Canadian cannabis company Aurora Cannabis Inc ACB reported fourth-quarter results Wednesday that fell short of the company's own expectations and received a mixed review from two Street analysts.
The Analysts
Canaccord Genuity analyst Matt Bottomley maintained a Speculative Buy on Aurora's Toronto-listed stock with an unchanged CA$13.50 price target.
Bank of America Merrill Lynch analyst Christopher Carey maintained at Neutral with an unchanged CA$11 price target.
Canaccord: Impressive Growth Metrics
Aurora's earnings report was mostly in-line with expectations and signaled impressive growth, Bottomley said in a Wednesday note. Revenue of CA$98.9 million fell short of expectations, but that could be attributed to a higher-than-expected proportion of revenues from the ancillary business that ended up servicing the company directly, which resulted in intercompany eliminations to revenue, the analyst said.
On the other hand, cannabis net sales of CA$94.6 million rose 61% from the prior quarter and beat expectations of CA$92.7 million, he said.
Coupled with an 86% increase in cannabis harvested to 29,034 kg, the company likely boasts the highest market share across Canada, Bottomley said.
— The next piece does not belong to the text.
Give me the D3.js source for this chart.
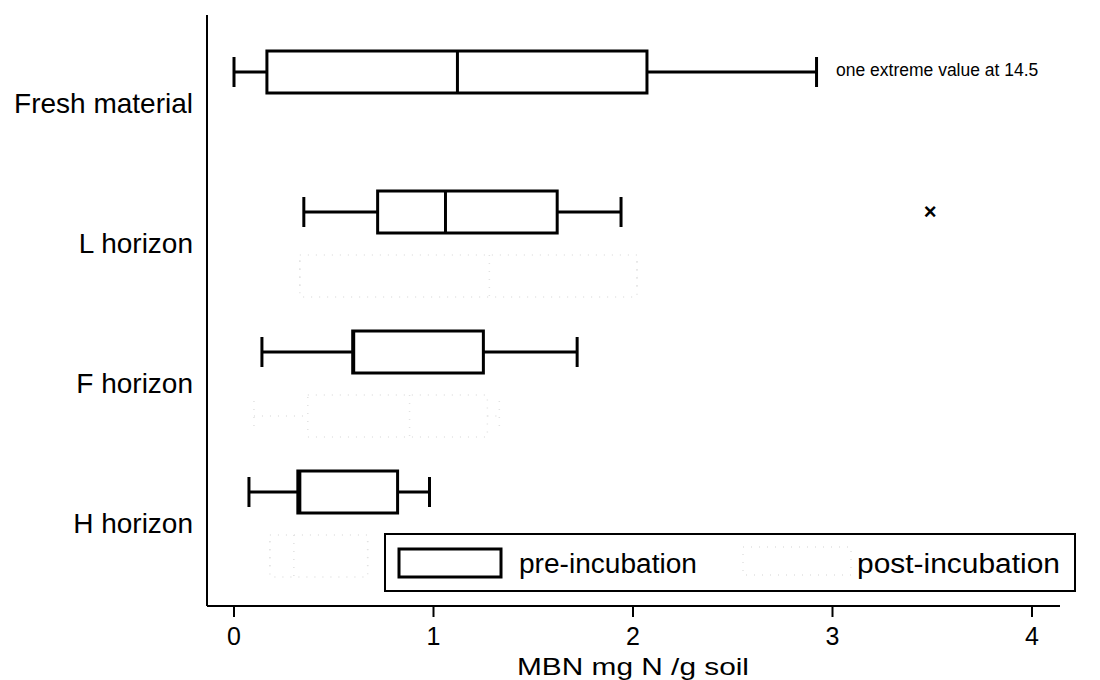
<!DOCTYPE html>
<html>
<head>
<meta charset="utf-8">
<script src="https://cdn.jsdelivr.net/npm/d3@7"></script>
<style>
  body { margin: 0; background: #fff; }
  text { font-family: Arial, "Liberation Sans", sans-serif; fill: #000; }
</style>
</head>
<body>
<svg></svg>
<script>
const size = {w: 1100, h: 680};
const svg = d3.select('svg').attr('width', size.w).attr('height', size.h);

// ---- data ----
const groups = ['Fresh material', 'L horizon', 'F horizon', 'H horizon'];
const xTicks = [0, 1, 2, 3, 4];
// five number summaries: [min, q1, median, q3, max]
const preStats = [
    [0.0, 0.165, 1.12, 2.07, 2.92],
    [0.35, 0.72, 1.06, 1.62, 1.94],
    [0.14, 0.595, 0.6, 1.25, 1.72],
    [0.075, 0.32, 0.33, 0.82, 0.98]
];
// post incubation boxes are barely visible (very pale print)
const postGroups = ['L horizon', 'F horizon', 'H horizon'];
const postStats = [
    [0.33, 0.33, 1.28, 2.02, 2.02],
    [0.1, 0.37, 0.88, 1.27, 1.33],
    [0.18, 0.18, 0.3, 0.67, 0.67]
];
const outliers = [{group: 'L horizon', value: 3.49}];
const note = 'one extreme value at 14.5';

// ---- scales ----
const x = d3.scaleLinear().domain([0, 4]).range([234, 1032]);
const y = d3.scaleBand().domain(groups).range([33, 593]);
const preOffset = -31, postOffset = 33, boxH = 42;
const pale = '#e2e2e2';

// axes lines
svg.append('line').attr('x1', 207).attr('x2', 207).attr('y1', 15).attr('y2', 606)
    .attr('stroke', '#000').attr('stroke-width', 2);
svg.append('line').attr('x1', 207).attr('x2', 1060).attr('y1', 606).attr('y2', 606)
    .attr('stroke', '#000').attr('stroke-width', 2);

// x ticks
const xAxis = svg.append('g').attr('transform', 'translate(0,606)');
xAxis.selectAll('line').data(xTicks).join('line')
    .attr('x1', d => x(d)).attr('x2', d => x(d))
    .attr('y1', 0).attr('y2', 11)
    .attr('stroke', '#000').attr('stroke-width', 2);
xAxis.selectAll('text').data(xTicks).join('text')
    .attr('x', d => x(d)).attr('y', 39)
    .attr('text-anchor', 'middle')
    .style('font-size', '25px')
    .text(d => d);
svg.append('text').attr('x', x(2)).attr('y', 675)
    .attr('text-anchor', 'middle').style('font-size', '24px')
    .attr('textLength', 232).attr('lengthAdjust', 'spacingAndGlyphs')
    .text('MBN mg N /g soil');

// group labels
svg.selectAll('text.glabel').data(groups).join('text')
    .classed('glabel', true)
    .attr('x', 193)
    .attr('y', d => y(d) + y.bandwidth() / 2 + 10)
    .attr('text-anchor', 'end')
    .style('font-size', '28px')
    .text(d => d);

function drawBoxes(g, data, names, offset, color, width, dash) {
    const sel = g.selectAll('g.box').data(data).join('g').classed('box', true)
        .attr('transform', (d, i) => `translate(0,${y(names[i]) + y.bandwidth() / 2 + offset})`);
    const st = s => s.attr('stroke', color).attr('stroke-width', width).attr('stroke-dasharray', dash).attr('fill', 'none');
    // whiskers
    sel.append('line').attr('x1', d => x(d[0])).attr('x2', d => x(d[1])).attr('y1', 0).attr('y2', 0).call(st);
    sel.append('line').attr('x1', d => x(d[3])).attr('x2', d => x(d[4])).attr('y1', 0).attr('y2', 0).call(st);
    // caps
    sel.append('line').attr('x1', d => x(d[0])).attr('x2', d => x(d[0])).attr('y1', -15).attr('y2', 15).call(st);
    sel.append('line').attr('x1', d => x(d[4])).attr('x2', d => x(d[4])).attr('y1', -15).attr('y2', 15).call(st);
    // box
    sel.append('rect').attr('x', d => x(d[1])).attr('y', -boxH / 2)
        .attr('width', d => x(d[3]) - x(d[1])).attr('height', boxH).call(st);
    // median
    sel.append('line').attr('x1', d => x(d[2])).attr('x2', d => x(d[2]))
        .attr('y1', -boxH / 2).attr('y2', boxH / 2).call(st);
}

const postG = svg.append('g').classed('post', true);
drawBoxes(postG, postStats, postGroups, postOffset, pale, 1.5, '1,7');
const preG = svg.append('g').classed('pre', true);
drawBoxes(preG, preStats, groups, preOffset, '#000', 3, null);

// outlier marker
svg.selectAll('text.outlier').data(outliers).join('text')
    .classed('outlier', true)
    .attr('x', d => x(d.value))
    .attr('y', d => y(d.group) + y.bandwidth() / 2 + preOffset + 7)
    .attr('text-anchor', 'middle')
    .style('font-size', '22px').style('font-weight', 'bold')
    .text('×');

// note next to the fresh material whisker
svg.append('text').attr('x', 836).attr('y', 76)
    .style('font-size', '17.5px').text(note);

// legend
const leg = svg.append('g');
leg.append('rect').attr('x', 385).attr('y', 534).attr('width', 690).attr('height', 57)
    .attr('fill', '#fff').attr('stroke', '#000').attr('stroke-width', 2);
leg.append('rect').attr('x', 399).attr('y', 549).attr('width', 102).attr('height', 28)
    .attr('fill', 'none').attr('stroke', '#000').attr('stroke-width', 3);
leg.append('text').attr('x', 519).attr('y', 573).style('font-size', '27px')
    .attr('textLength', 178).attr('lengthAdjust', 'spacingAndGlyphs').text('pre-incubation');
leg.append('rect').attr('x', 743).attr('y', 547).attr('width', 108).attr('height', 28)
    .attr('fill', 'none').attr('stroke', pale).attr('stroke-width', 1.5).attr('stroke-dasharray', '1,7');
leg.append('text').attr('x', 857).attr('y', 573)
    .style('font-size', '27px')
    .attr('textLength', 203).attr('lengthAdjust', 'spacingAndGlyphs').text('post-incubation');
</script>
</body>
</html>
Looking forward, Aurora should be able to expand production to around 38,000 kg per quarter, which represents nearly CA$200 million of potential revenue at current prices, the analyst said.
Finally, Aurora's CA$114 million of inventory on hand should give it the ability to compete in the "Cannabis 2.0 market" as new products like edibles come online in the coming months, according to Canaccord.
Related Link: Tim Seymour Previews Aurora Cannabis Earnings
BofA: Cash Burn A Concern
Aurora's earnings includes some positive takeaways, including cannabis net revenue growth of 61% on a 94% increase in kilograms sold, Carey said in a Thursday note.
Yet the company missed its own revenue expectations, which were detailed to investors in August, the analyst said.
Granted, the revenue miss wasn't that large, but it could "dent confidence" in any go-forward expectations, he said.
In fact, Aurora shied away from issuing any guidance for the new fiscal year, other than it expects EBITDA to "improve" in the future, Carey said.
Free cash flow during the quarter worsened from negative CA$151 million in the prior quarter to negative CA$172 million, while capex spend moved higher.
Firsthand conversations with Aurora's management suggested there will be "sustained spending," the analyst said.
The company may need to seek new financing via its $400-million money equity provision, which would dilute the stock further, according to BofA.
Price Action
U.S.-listed Aurora shares were trading down 8.42% at $5.92 at the time of publication Thursday.